#### [Required task]
Could you retype the lines below, starting at the line holding "Rebuild this chart" and stopping at the line holding "import plotly.graph_objects as go", inclusive? Copy them exactly and drop the images.

[start Stored records]

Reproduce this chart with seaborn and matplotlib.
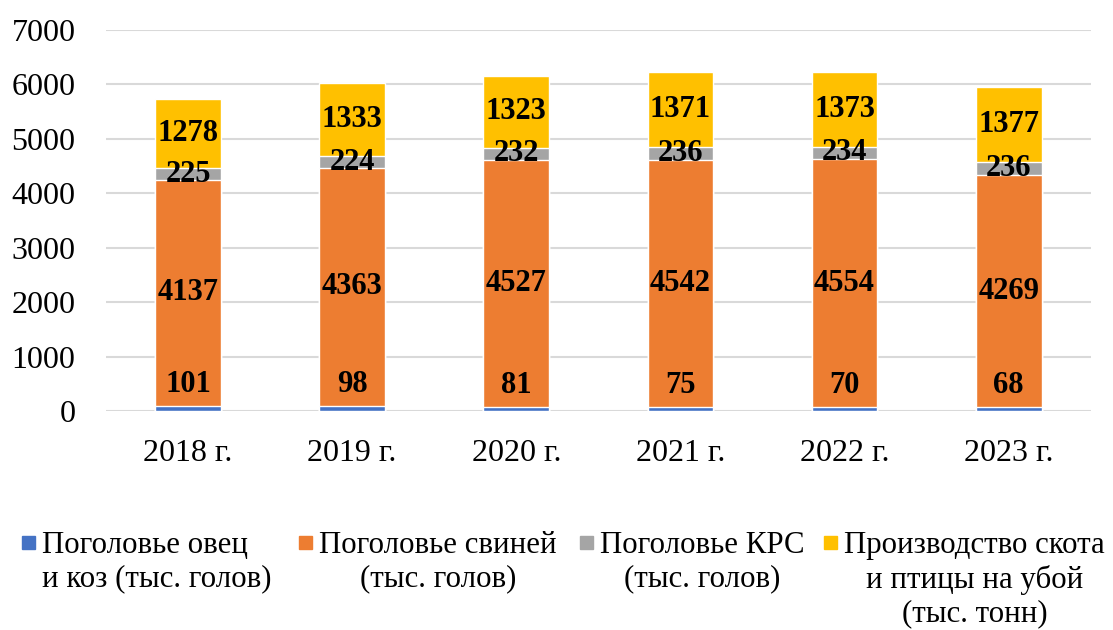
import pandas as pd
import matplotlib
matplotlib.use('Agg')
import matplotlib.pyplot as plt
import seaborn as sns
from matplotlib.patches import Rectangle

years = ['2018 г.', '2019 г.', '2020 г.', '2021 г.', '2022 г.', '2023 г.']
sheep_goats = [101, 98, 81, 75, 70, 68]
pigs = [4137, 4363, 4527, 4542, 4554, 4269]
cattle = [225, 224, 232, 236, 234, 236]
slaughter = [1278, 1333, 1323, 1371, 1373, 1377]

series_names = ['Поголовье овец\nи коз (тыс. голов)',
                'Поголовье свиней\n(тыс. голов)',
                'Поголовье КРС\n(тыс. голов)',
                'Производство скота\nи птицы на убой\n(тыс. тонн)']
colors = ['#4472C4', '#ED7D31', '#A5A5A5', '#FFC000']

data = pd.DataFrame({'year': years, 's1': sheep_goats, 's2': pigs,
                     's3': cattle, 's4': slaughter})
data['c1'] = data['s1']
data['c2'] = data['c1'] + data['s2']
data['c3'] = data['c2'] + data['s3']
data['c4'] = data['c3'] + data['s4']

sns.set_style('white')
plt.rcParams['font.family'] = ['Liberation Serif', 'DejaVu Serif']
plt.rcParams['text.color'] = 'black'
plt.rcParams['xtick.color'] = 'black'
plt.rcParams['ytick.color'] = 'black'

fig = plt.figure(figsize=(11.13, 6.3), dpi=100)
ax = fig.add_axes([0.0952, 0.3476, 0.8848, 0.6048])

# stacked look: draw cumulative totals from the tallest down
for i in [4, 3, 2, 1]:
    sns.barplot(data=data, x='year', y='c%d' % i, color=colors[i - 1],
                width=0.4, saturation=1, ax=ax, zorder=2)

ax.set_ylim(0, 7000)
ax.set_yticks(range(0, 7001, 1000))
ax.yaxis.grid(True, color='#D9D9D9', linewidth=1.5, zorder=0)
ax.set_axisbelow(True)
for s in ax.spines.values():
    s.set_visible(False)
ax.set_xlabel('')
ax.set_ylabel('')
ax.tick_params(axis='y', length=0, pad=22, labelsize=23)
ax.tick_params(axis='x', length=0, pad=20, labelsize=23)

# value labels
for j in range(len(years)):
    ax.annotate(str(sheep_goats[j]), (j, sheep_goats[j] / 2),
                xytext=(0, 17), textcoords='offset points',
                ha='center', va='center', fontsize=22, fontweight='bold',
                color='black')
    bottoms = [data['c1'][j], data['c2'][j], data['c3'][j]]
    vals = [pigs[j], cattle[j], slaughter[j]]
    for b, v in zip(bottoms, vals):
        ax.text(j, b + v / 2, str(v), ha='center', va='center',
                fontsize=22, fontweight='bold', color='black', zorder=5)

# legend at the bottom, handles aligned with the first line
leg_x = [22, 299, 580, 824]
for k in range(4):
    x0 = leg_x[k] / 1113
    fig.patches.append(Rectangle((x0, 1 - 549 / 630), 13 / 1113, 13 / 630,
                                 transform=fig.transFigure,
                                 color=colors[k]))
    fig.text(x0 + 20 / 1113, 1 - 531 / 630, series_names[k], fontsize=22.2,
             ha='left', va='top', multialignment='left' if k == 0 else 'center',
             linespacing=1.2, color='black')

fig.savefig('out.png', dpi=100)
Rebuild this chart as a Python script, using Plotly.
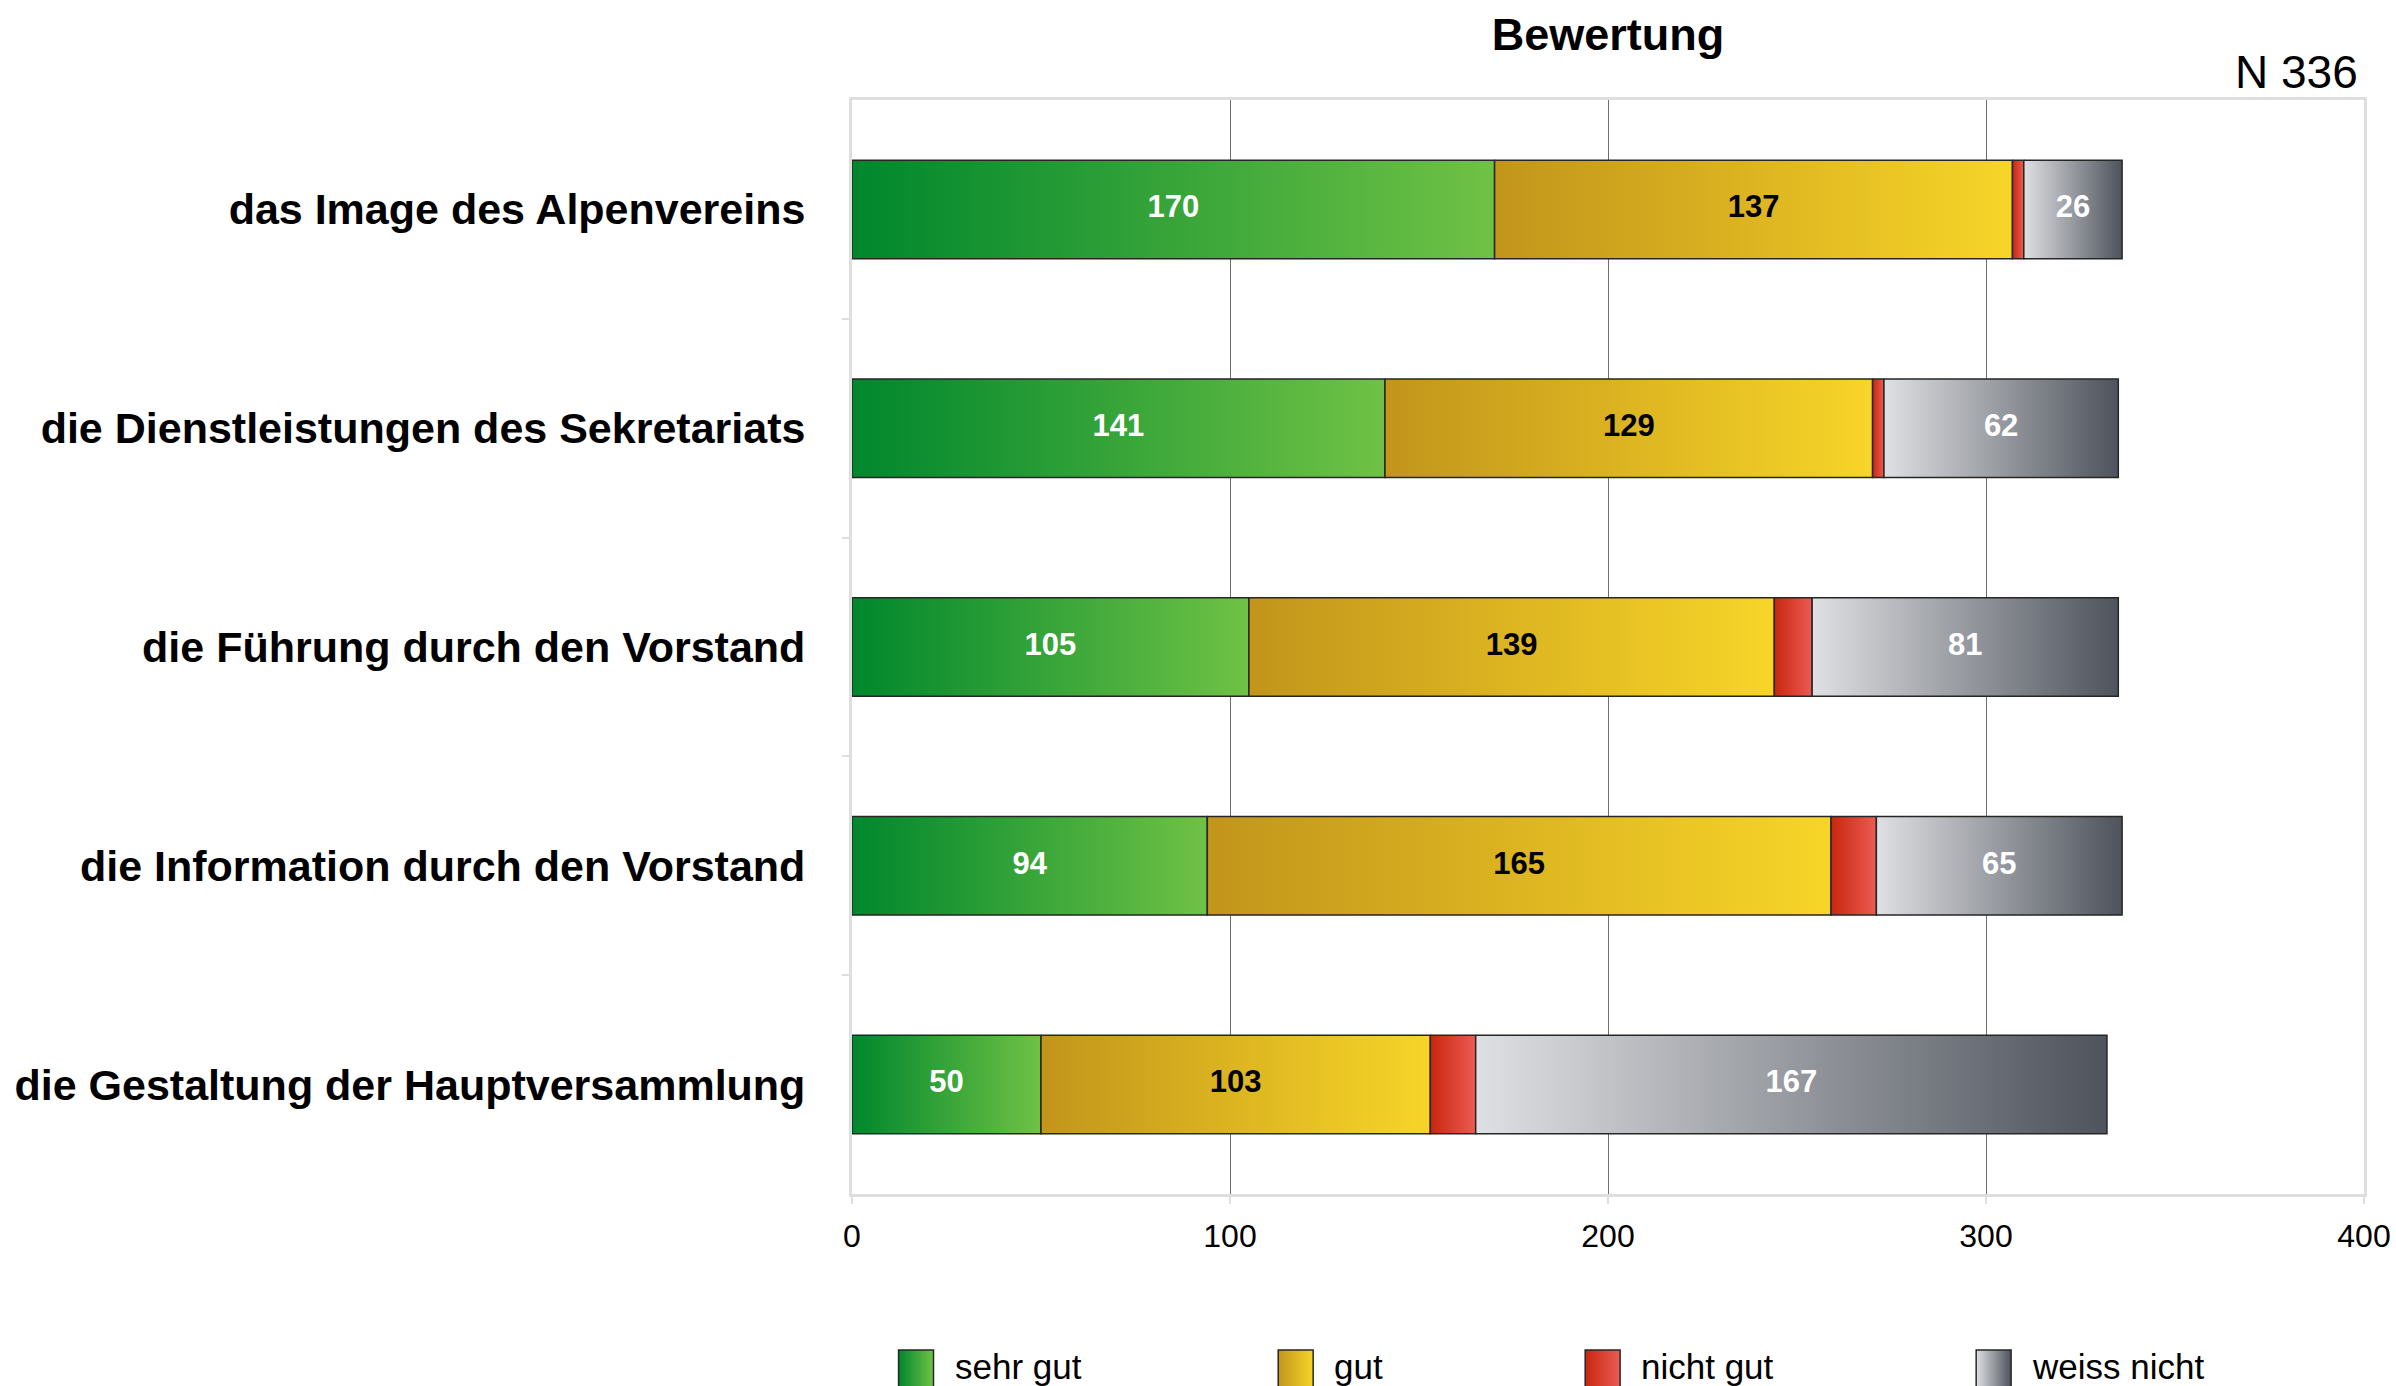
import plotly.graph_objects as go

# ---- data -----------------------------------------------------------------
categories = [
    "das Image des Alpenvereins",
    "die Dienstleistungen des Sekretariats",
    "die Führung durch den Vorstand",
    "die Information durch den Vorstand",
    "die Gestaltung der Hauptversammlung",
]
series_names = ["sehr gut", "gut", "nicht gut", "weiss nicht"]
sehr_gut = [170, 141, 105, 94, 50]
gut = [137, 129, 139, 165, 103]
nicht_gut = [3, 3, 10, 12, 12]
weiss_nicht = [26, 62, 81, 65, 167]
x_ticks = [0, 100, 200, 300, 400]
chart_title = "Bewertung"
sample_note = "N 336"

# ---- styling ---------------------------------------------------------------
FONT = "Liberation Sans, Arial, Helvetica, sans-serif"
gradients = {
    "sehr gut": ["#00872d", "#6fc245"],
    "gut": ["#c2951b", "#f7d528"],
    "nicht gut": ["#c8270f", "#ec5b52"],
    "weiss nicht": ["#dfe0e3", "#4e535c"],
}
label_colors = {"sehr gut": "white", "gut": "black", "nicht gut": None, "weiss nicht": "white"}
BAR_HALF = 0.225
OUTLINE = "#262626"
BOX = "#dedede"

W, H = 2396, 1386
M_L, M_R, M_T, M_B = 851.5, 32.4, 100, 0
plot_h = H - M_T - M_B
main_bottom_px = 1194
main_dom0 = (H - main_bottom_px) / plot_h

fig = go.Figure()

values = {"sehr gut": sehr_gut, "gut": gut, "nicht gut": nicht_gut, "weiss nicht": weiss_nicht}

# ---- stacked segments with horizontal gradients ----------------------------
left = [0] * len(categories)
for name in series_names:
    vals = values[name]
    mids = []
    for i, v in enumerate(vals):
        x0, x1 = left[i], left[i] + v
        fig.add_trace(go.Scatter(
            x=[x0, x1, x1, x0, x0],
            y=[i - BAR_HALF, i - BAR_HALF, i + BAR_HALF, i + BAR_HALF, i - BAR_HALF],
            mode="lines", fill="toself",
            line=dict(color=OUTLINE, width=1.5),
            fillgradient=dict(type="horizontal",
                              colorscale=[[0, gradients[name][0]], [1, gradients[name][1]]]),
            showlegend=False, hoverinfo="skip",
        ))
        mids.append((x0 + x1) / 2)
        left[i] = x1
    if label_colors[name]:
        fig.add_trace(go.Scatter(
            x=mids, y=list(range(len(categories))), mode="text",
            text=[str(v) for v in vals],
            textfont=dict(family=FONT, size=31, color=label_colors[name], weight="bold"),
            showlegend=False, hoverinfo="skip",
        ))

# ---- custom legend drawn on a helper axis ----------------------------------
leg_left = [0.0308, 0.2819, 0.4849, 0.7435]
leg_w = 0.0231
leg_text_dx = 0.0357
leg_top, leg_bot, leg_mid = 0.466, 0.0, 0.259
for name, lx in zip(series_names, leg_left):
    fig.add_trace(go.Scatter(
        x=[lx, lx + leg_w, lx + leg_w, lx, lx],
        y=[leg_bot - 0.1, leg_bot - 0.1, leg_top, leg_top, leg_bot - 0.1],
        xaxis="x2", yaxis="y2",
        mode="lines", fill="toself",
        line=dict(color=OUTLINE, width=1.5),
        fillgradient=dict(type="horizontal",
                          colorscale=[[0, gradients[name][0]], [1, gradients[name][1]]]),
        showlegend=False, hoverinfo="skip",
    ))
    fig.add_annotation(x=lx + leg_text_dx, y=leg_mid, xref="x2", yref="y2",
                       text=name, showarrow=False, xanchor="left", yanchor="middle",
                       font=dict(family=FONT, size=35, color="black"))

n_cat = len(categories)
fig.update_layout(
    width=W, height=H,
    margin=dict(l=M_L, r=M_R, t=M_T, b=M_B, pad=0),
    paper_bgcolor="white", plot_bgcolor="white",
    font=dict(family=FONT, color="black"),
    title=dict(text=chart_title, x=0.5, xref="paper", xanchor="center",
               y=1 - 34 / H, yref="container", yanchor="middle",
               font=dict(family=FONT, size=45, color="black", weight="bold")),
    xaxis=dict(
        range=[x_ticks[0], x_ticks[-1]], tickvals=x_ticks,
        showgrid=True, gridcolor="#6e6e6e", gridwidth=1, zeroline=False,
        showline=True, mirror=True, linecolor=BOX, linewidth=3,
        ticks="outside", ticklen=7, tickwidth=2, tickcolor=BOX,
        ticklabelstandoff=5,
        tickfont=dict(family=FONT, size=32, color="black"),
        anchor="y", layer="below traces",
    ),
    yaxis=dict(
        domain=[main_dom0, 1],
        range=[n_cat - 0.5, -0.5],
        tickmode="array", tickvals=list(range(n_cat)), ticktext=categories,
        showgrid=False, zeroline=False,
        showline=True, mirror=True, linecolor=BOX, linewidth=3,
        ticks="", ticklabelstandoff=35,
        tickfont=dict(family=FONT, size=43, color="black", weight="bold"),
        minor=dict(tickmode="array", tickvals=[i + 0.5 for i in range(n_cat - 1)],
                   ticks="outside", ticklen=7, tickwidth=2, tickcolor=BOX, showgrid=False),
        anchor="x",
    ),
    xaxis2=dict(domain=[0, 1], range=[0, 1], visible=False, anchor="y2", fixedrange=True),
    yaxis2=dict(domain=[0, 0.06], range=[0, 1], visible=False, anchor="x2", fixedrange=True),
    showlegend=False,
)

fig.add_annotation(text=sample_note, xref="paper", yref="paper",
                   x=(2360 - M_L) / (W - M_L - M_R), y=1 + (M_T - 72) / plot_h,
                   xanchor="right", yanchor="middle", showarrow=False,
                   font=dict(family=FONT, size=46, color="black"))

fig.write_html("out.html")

[end Stored records]

#### [Result of this task]
Rebuild this chart as a Python script, using Plotly.
import plotly.graph_objects as go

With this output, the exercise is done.